If you sell millions of cars, statistics dictate that you'll get "million typing monkeys" type results. Every report you could possibly imagine will roll in. You will get one-off reports of sedans suddenly transforming into fairy chariots, of steering wheels growing inexplicably smaller on rainy days, of exhaust systems that play "Ode to Joy" and shut-down cars going on satanic rampages and trying to mow down the mailman.
You cannot, in other words, have "zero tolerance" for reported safety issues, because too many crazy, stupid, deluded, loud-mouthed, random people are flooding you with too much ridiculous data every minute of every day.
A level above that are errant reports from relatively sane people conscientiously describing seemingly real problems...but who are observing wrong.
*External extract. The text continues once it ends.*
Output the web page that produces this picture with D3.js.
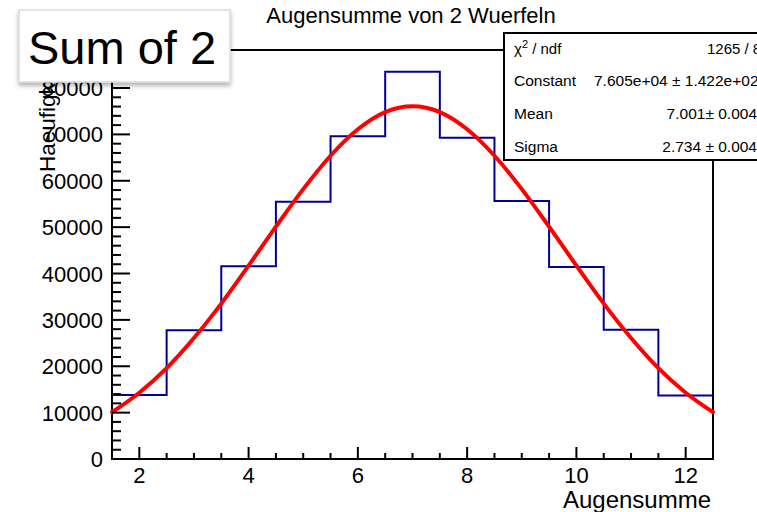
<!DOCTYPE html>
<html>
<head>
<meta charset="utf-8">
<script src="https://cdn.jsdelivr.net/npm/d3@7"></script>
<style>
  body { margin: 0; background: #fff; }
  svg { display: block; font-family: "Liberation Sans", Arial, Helvetica, sans-serif; }
</style>
</head>
<body>
<svg id="chart" width="757" height="512"></svg>
<script>
// bin centres (Augensumme) and entries per bin
const sums = [2, 3, 4, 5, 6, 7, 8, 9, 10, 11, 12];
const counts = [13800, 27750, 41550, 55500, 69600, 83500, 69300, 55650, 41400, 27850, 13700];

const fitX = [1.5, 2, 2.5, 3, 3.5, 4, 4.5, 5, 5.5, 6, 6.5, 7, 7.5, 8, 8.5, 9, 9.5, 10, 10.5, 11, 11.5, 12, 12.5];
const fitY = [10100, 14300, 19600, 26100, 33500, 41700, 50100, 58200, 65400, 71100, 74800, 76050,
              74800, 71100, 65400, 58200, 50100, 41700, 33500, 26100, 19600, 14300, 10100];

const xTicks = [2, 4, 6, 8, 10, 12];
const yTicks = [0, 10000, 20000, 30000, 40000, 50000, 60000, 70000, 80000];

const statLabels = ["Constant", "Mean", "Sigma"];
const statValues = ["7.605e+04 \u00b1 1.422e+02", "7.001\u00b1 0.004", "2.734 \u00b1 0.004"];

const svg = d3.select("#chart");
const frame = { left: 112, right: 713, top: 50, bottom: 459 };

const x = d3.scaleLinear().domain([1.5, 12.5]).range([frame.left, frame.right]);
const y = d3.scaleLinear().domain([0, 88200]).range([frame.bottom, frame.top]);

// frame
svg.append("rect")
    .attr("x", frame.left).attr("y", frame.top)
    .attr("width", frame.right - frame.left).attr("height", frame.bottom - frame.top)
    .attr("fill", "none").attr("stroke", "#000").attr("stroke-width", 2);

// histogram outline
const stepPts = [];
sums.forEach((s, i) => {
    stepPts.push([s - 0.5, counts[i]]);
    stepPts.push([s + 0.5, counts[i]]);
});
svg.append("path")
    .attr("d", d3.line().x(d => x(d[0])).y(d => y(d[1]))(stepPts))
    .attr("fill", "none").attr("stroke", "#000099").attr("stroke-width", 2);

// fit curve
svg.append("path")
    .attr("d", d3.line().x((d, i) => x(fitX[i])).y(d => y(d)).curve(d3.curveMonotoneX)(fitY))
    .attr("fill", "none").attr("stroke", "#ff0000").attr("stroke-width", 4)
    .attr("stroke-linecap", "round");

// x axis ticks
const xAxis = svg.append("g");
xAxis.selectAll("line.minor")
    .data(d3.range(2, 12.01, 0.5))
    .enter().append("line")
    .attr("x1", d => x(d)).attr("x2", d => x(d))
    .attr("y1", frame.bottom).attr("y2", d => frame.bottom - (d % 2 === 0 ? 12 : 6))
    .attr("stroke", "#000").attr("stroke-width", 2);
xAxis.selectAll("text")
    .data(xTicks)
    .enter().append("text")
    .attr("x", d => x(d)).attr("y", 483)
    .attr("text-anchor", "middle")
    .attr("font-size", 22)
    .text(d => d);

// y axis ticks
const yAxis = svg.append("g");
yAxis.selectAll("line")
    .data(d3.range(0, 88001, 2000))
    .enter().append("line")
    .attr("x1", frame.left).attr("x2", d => frame.left + (d % 10000 === 0 ? 18 : 9))
    .attr("y1", d => y(d)).attr("y2", d => y(d))
    .attr("stroke", "#000").attr("stroke-width", 2);
yAxis.selectAll("text")
    .data(yTicks)
    .enter().append("text")
    .attr("x", 103).attr("y", d => y(d) + 8)
    .attr("text-anchor", "end")
    .attr("font-size", 22)
    .text(d => d);

// axis titles
svg.append("text")
    .attr("x", 711).attr("y", 508)
    .attr("text-anchor", "end").attr("font-size", 24)
    .text("Augensumme");
svg.append("text")
    .attr("transform", "translate(55,172) rotate(-90)")
    .attr("font-size", 22.5)
    .text("Haeufigkeit");

// histogram title
svg.append("text")
    .attr("x", 411).attr("y", 23)
    .attr("text-anchor", "middle").attr("font-size", 22)
    .text("Augensumme von 2 Wuerfeln");

// stats box
const stats = svg.append("g");
stats.append("rect")
    .attr("x", 504).attr("y", 33).attr("width", 270).attr("height", 127)
    .attr("fill", "#fff").attr("stroke", "#000").attr("stroke-width", 2);
const chi = stats.append("text").attr("x", 514).attr("y", 54).attr("font-size", 15);
chi.append("tspan").text("\u03c7");
chi.append("tspan").attr("font-size", 11).attr("dy", -6).text("2");
chi.append("tspan").attr("dy", 6).text(" / ndf");
stats.append("text").attr("x", 707).attr("y", 54).attr("font-size", 15).text("1265 / 8");
stats.selectAll("text.lab")
    .data(statLabels)
    .enter().append("text")
    .attr("class", "lab")
    .attr("x", 514).attr("y", (d, i) => 86 + i * 33)
    .attr("font-size", 15.5)
    .text(d => d);
stats.selectAll("text.val")
    .data(statValues)
    .enter().append("text")
    .attr("class", "val")
    .attr("x", (d, i) => i === 0 ? 594 : 757)
    .attr("text-anchor", (d, i) => i === 0 ? "start" : "end")
    .attr("y", (d, i) => 86 + i * 33)
    .attr("font-size", 15.5)
    .text(d => d);

// "Sum of 2" label box with shadow
const defs = svg.append("defs");
const f = defs.append("filter").attr("id", "shadow").attr("x", "-10%").attr("y", "-10%")
    .attr("width", "120%").attr("height", "130%");
f.append("feDropShadow").attr("dx", 0).attr("dy", 3).attr("stdDeviation", 2)
    .attr("flood-color", "#000").attr("flood-opacity", 0.3);
svg.append("rect")
    .attr("x", 19).attr("y", 10).attr("width", 211).attr("height", 72)
    .attr("fill", "#fff").attr("stroke", "#dcdcdc").attr("stroke-width", 1.5)
    .attr("filter", "url(#shadow)");
svg.append("text")
    .attr("x", 28).attr("y", 64)
    .attr("font-size", 47)
    .text("Sum of 2");
</script>
</body>
</html>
They're making mistakes and misattributing them to defects. Think about it: you're sane and conscientious, right? And I'll bet you, from time to time, get stuff wrong. One time out of a thousand, you get something totally egregiously wrong. Well, millions of car owners - even leaving aside the crazies - getting stuff egregiously wrong .001% of the time means a huge swarm of noise for those trying to detect bona fide safety issues.
Single reports can't possibly be chased down and investigated. Clear patterns must be detected. And that means a lot more than zero tolerance. Extremely sporadic problems - like those afflicting Toyota - look a lot like noise.
In hindsight, after a serious pattern has emerged amid the noise, it's easy to recriminate. We hope car makers take every single report extremely seriously. They can't. And while that sounds callous to us, and we get indignant reading transcripts of execs blithely shrugging off sporadic problems and trying to manage their way around recalls, that's the only way it can possibly work.
The odds demand that some apparently crazy claims must eventually prove true. And therefore cars may explode, and people may be injured, or even die, before a problem's taken seriously. Exploding cars and dead drivers are, we all agree, bad things, but cars explode and drivers die for reasons that are no fault of carmakers, too. Driving has never been a risk-free proposition, and cars are not designed or built with the meticulousness of airplanes (if they were, we'd never afford them). It's all compromise.
The truly amazing thing is that cars work as well as they do, and that so very few people die as a consequence of mechanical error. It'd be great if we could do something about the tens of thousands of annual deaths from driver error.